Among the possibilities remaining for the Pac-12 following Oregon and Washington’s Big Ten defections is merging with the Mountain West — which would potentially mean absorbing schools like Boise State, Fresno State, San Diego State, UNLV, and/or others into the fold — or simply disband altogether and see its remaining members fold into the Big Ten and Big 12.

Colorado football sets to gain an additional $12 million in TV revenue from Big 12 jump

As Cobb explains, Colorado football will be getting over 50% more in TV revenue from the Big 12 moving forward than the program would’ve received had it stayed in the Pac-12 based on the projections Kliavkoff offered.
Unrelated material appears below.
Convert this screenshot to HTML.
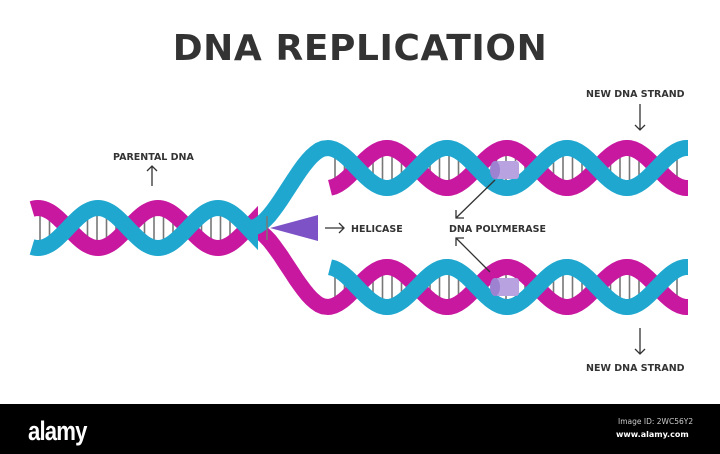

“The Apple-focused media rights package presented to Pac-12 members this week includes tiers of incentivization with a significant upside for teams if certain subscription numbers are met, sources told Dodd,” Cobb prefaced before saying, “However, the financial projections emerging from the meeting are believed to start around $20 million per school annually. By contrast, Big 12 schools are set to receive nearly $32 million annually through their new media rights agreement with ESPN and Fox.”

All in all, CU did exactly what it needed to do to keep the team afloat in an increasingly-competitive world of college football recruiting. Sure, the Pac-12 may die, but Colorado alone isn’t why.